Application of integrated geophysical surveys in the identification of hidden fire sources in spontaneous combustion zones in coal seams

  • 摘要: 煤自燃灾害是影响我国许多矿区发展的因素之一,带来严重的资源损失和环境污染。隐蔽火源定位及其分布范围识别是煤矿企业制定预防和治理措施的重要依据,也是煤火灾害领域内的研究热点和难点。合适的通风供氧通道是煤层自燃的必备条件,当煤体的氧化放热速率超过散热速率时,煤体温度不断上升直至引起煤层自燃,因此,找准火区燃烧中心并确定烧空区和垮落带是煤火探测的主要任务。以内蒙古乌海市公乌素露天矿为研究对象,在煤层电阻率与温度关联分析的基础上,采用地质雷达和圆锥型瞬变电磁法开展了着火点及分布范围探测,结合地面冒烟区位置获得了火区地下通道的地球物理特征,进而确定了研究区着火通道的分布范围。研究结果表明:原岩区和烧结区的物性稳定性较为连续,其顶界面在雷达影像中呈现出较为明显的反射同相轴,在圆锥型瞬变电磁成果中则体现为横向连续的电阻率分布。地下隐蔽着火通道由孔洞裂隙发育、岩体破碎等因素造成,在地质雷达剖面中反映为同相回波弱且不连续,在瞬变电磁拟断面中出现电阻率等值线在横向上下凹或错段。

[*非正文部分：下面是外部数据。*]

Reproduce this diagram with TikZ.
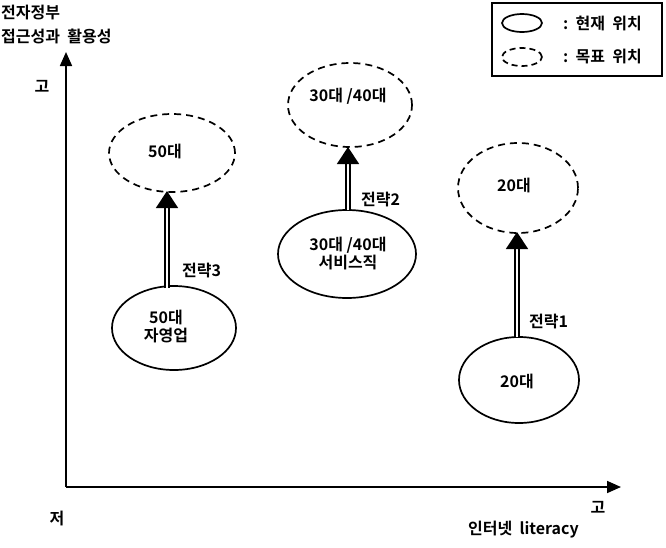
\documentclass[tikz,border=0pt]{standalone}
\usepackage{fontspec}
\setmainfont{Liberation Sans}
\newfontfamily\kr{Noto Sans CJK KR Bold}
\usetikzlibrary{arrows.meta,shapes.geometric}
\tikzset{
  lbl/.style={font=\kr\fontsize{16}{18}\selectfont, inner sep=0pt, align=center},
  cur/.style={draw, ellipse, line width=1.7pt, inner sep=0pt},
  goal/.style={draw, ellipse, line width=1.7pt, dash pattern=on 7pt off 5pt, inner sep=0pt},
  axis/.style={line width=1.7pt, -{Triangle[width=12pt,length=14pt]}},
  strat/.style={double, double distance=2.2pt, line width=1.5pt, -{Triangle[width=22pt,length=17pt]}, shorten >=-1pt},
}
\begin{document}
\begin{tikzpicture}[x=1pt,y=-1pt]
\useasboundingbox (0,0) rectangle (666,547);
% axes
\coordinate (o) at (66,487);
\coordinate (ytop) at (66,52);
\coordinate (xend) at (621,487);
\draw[axis] (o) -- (ytop);
\draw[axis] (o) -- (xend);
\node[lbl, anchor=west] (ylab1) at (1,13) {전자정부};
\node[lbl, anchor=west] (ylab2) at (1,36) {접근성과\ \ 활용성};
\node[lbl] (yhigh) at (42,86) {고};
\node[lbl] (low) at (57,518) {저};
\node[lbl] (xhigh) at (598,507) {고};
\node[lbl, anchor=east] (xlab) at (579,530) {인터넷\ \ literacy};
% legend
\node[draw, line width=1.5pt, minimum width=170pt, minimum height=73pt, anchor=north west, inner sep=0pt] (legend) at (491,2) {};
\node[cur, minimum width=40pt, minimum height=18pt] (lcur) at (522,23) {};
\node[goal, minimum width=40pt, minimum height=18pt, dash pattern=on 6pt off 4pt] (lgoal) at (522,57) {};
\node[lbl, anchor=west] (lcurt) at (563,23) {:\ \ 현재\ \ 위치};
\node[lbl, anchor=west] (lgoalt) at (563,57) {:\ \ 목표\ \ 위치};
% ellipses
\node[goal, minimum width=126pt, minimum height=78pt] (g50) at (172,153) {};
\node[lbl] (g50t) at (165,151) {50대};
\node[cur, minimum width=124pt, minimum height=84pt] (c50) at (174,328) {};
\node[lbl] (c50t) at (166,326) {50대\\자영업};
\node[goal, minimum width=124pt, minimum height=84pt] (g3040) at (350,105) {};
\node[lbl] (g3040t) at (348,96) {30대\ /40대};
\node[cur, minimum width=138pt, minimum height=88pt] (c3040) at (347,254) {};
\node[lbl] (c3040t) at (348,254) {30대\ /40대\\서비스직};
\node[goal, minimum width=120pt, minimum height=90pt] (g20) at (518,188) {};
\node[lbl] (g20t) at (514,185) {20대};
\node[cur, minimum width=120pt, minimum height=86pt] (c20) at (519,380) {};
\node[lbl] (c20t) at (517,381) {20대};
% strategy arrows
\coordinate (s3) at (167,288);
\coordinate (t3) at (167,192);
\coordinate (s2) at (348,210);
\coordinate (t2) at (348,148);
\coordinate (s1) at (517,337);
\coordinate (t1) at (517,233);
\draw[strat] (s3) -- (t3);
\draw[strat] (s2) -- (t2);
\draw[strat] (s1) -- (t1);
\node[lbl, anchor=west] (st3) at (182,271) {전략3};
\node[lbl, anchor=west] (st2) at (361,200) {전략2};
\node[lbl, anchor=west] (st1) at (529,322) {전략1};
\end{tikzpicture}
\end{document}
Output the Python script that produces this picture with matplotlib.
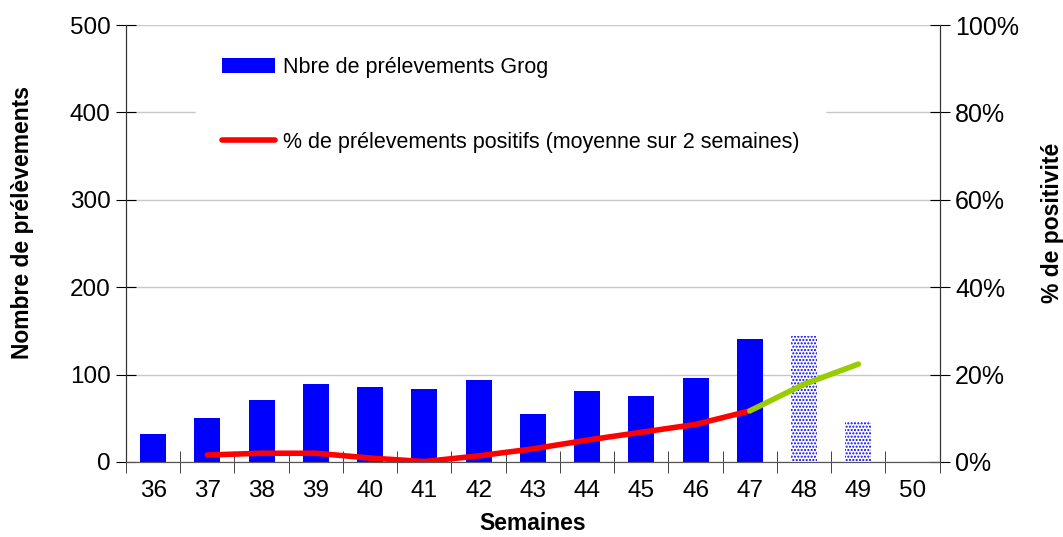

测线方向上高程落差不同处视电阻率范围不同,需要在测区整体电性规律的基础上,分区研究测线局部范围内的物性变化,以界定原岩中物探异常的分布规律。综合圆锥型瞬变电磁和地质雷达两种方法,可对潜在自燃着火点位置及着火范围进行有效识别,为着火区范围的圈定以及着火规律的分析提供依据。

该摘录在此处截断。